Stan Brakhage’s Dog Star Man (1961-1964)
August 4, 2010
Northwest Film ForumSeattle, WA
Co-presented with Third Eye Cinema
A brand new print of the revolutionary experimental feature-length film in its original 16mm format and shown silent, as intended by the filmmaker.
Presented with Stephen E. Gebhardt’s short Legendary Epics Yarns and Fables. Part 2: Stan Brakhage (1969), an “interview” film the director described as a “limited portrait” in which Brakhage “attempts to describe the experience that he is involved in by means of immediately responding to the aural and visual stimuli which surround and affect him.”
Four years in the making, this influential and much-revered abstract work is widely regarded as the masterpiece of legendary filmmaker Stan Brakhage, who made more than 350 films over 50 years.
A psychedelic freakout, mytho-poetic dissertation and aesthetic shot- across-the-bow all in one, Dog Star Man is an unforgettable work of high artistry, as challenging as it is rewarding.
Unlike Brakhage’s later and better-known painted films, Dog Star Man draws mainly on filmed actualities.
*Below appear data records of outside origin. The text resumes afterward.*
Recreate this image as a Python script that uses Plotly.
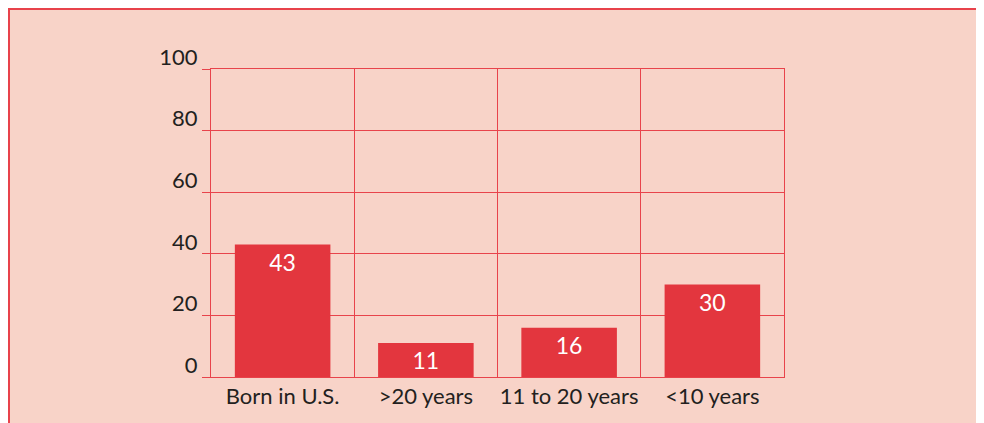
import plotly.graph_objects as go

categories = ["Born in U.S.", ">20 years", "11 to 20 years", "<10 years"]
values = [43, 11, 16, 30]
y_ticks = [0, 20, 40, 60, 80, 100]

RED = "#E3363E"
GRID = "#E8434B"
BG = "#F8D3C8"
FONT = "Lato, 'Open Sans', sans-serif"

OFF = 8  # page body margin
W, H = 984 - 2 * OFF, 423 - OFF
L, T = 211 - OFF, 69 - OFF
R = W - (784 - OFF)
B = H - (377 - OFF)
pw = W - L - R
ph = H - T - B

fig = go.Figure(go.Bar(
    x=categories, y=values, marker_color=RED, marker_line_width=0,
    width=0.667,
    text=[str(v) for v in values], textposition="inside",
    insidetextanchor="end", textangle=0, constraintext="none",
    textfont=dict(color="white", size=23, family=FONT),
    cliponaxis=False,
))

# top and left border of the panel
fig.add_shape(type="line", xref="paper", yref="paper", layer="below",
              x0=(0 - L) / pw, x1=(W + 5 - L) / pw,
              y0=(H - B - 1) / ph, y1=(H - B - 1) / ph,
              line=dict(color=GRID, width=2))
fig.add_shape(type="line", xref="paper", yref="paper", layer="below",
              x0=(1 - L) / pw, x1=(1 - L) / pw,
              y0=(H - B - (H + 5)) / ph, y1=(H - B) / ph,
              line=dict(color=GRID, width=2))

fig.update_layout(
    width=W, height=H,
    margin=dict(l=L, r=R, t=T, b=B, autoexpand=False),
    paper_bgcolor=BG, plot_bgcolor="rgba(0,0,0,0)",
    showlegend=False,
    font=dict(family=FONT, color="#231F20", size=22),
    bargap=0.333, uniformtext=dict(mode=False),
)
fig.update_xaxes(
    type="category", tickson="boundaries", showgrid=True, gridcolor=GRID, gridwidth=1,
    showline=True, linecolor=GRID, linewidth=1, mirror=True, ticks="",
    tickangle=0, automargin=False,
    tickfont=dict(size=22, family=FONT, color="#231F20"),
)
fig.update_yaxes(
    range=[0, 100], tickvals=y_ticks, ticktext=[str(v) for v in y_ticks],
    showgrid=True, gridcolor=GRID, gridwidth=1, zeroline=False,
    showline=True, linecolor=GRID, linewidth=1, mirror=True,
    ticks="outside", ticklen=8, tickcolor=GRID, tickwidth=1,
    ticklabelshift=-12, ticklabelstandoff=0, automargin=False,
    tickfont=dict(size=22, family=FONT, color="#231F20"),
)

fig.write_html("out.html")
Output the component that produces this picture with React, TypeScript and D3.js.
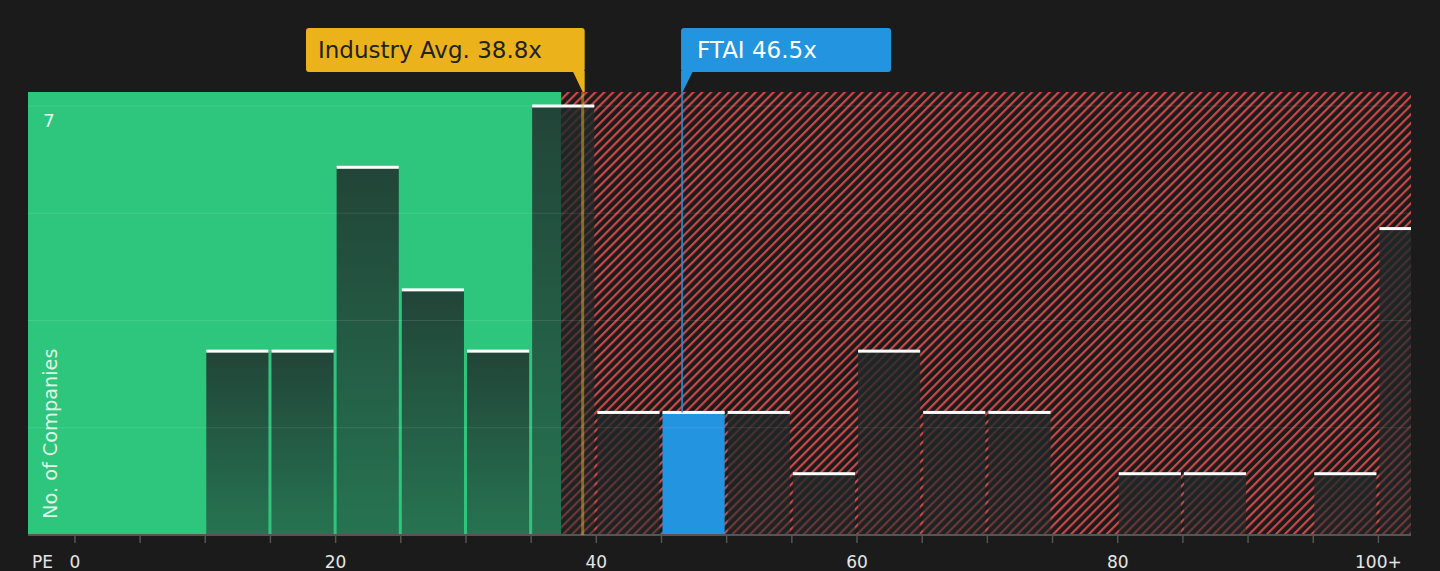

Its components are all contained in the stunning Prelude. Over the next four parts these elements are fragmented, manipulated and recombined in a mosaic of increasing complexity.
On one level it depicts an intensely mythic spiritual quest, a deeply personal farago informed by Brakhage’s lifelong study of poetry and symbolism. On another level it is a purely visual tour de force of editing and composition that can be experienced solely on its own (or your own) terms.
For Brakhage himself, Dog Star Man represented an artistic rebirth, moving past the psychodramas he was already respected for into the visually tactile, abstract poetry of his mature years.
To the world at large, the film was a landmark that proclaimed the new vibrancy of experimental cinema, both by its length and through its radical departure from (most) prior experimental film aesthetics. It influenced – and often divided – the discussion, creation, and very conception of experimental cinema for decades to come.
Even after 46 years, Dog Star Man remains an evocative, controversial, and powerful experience.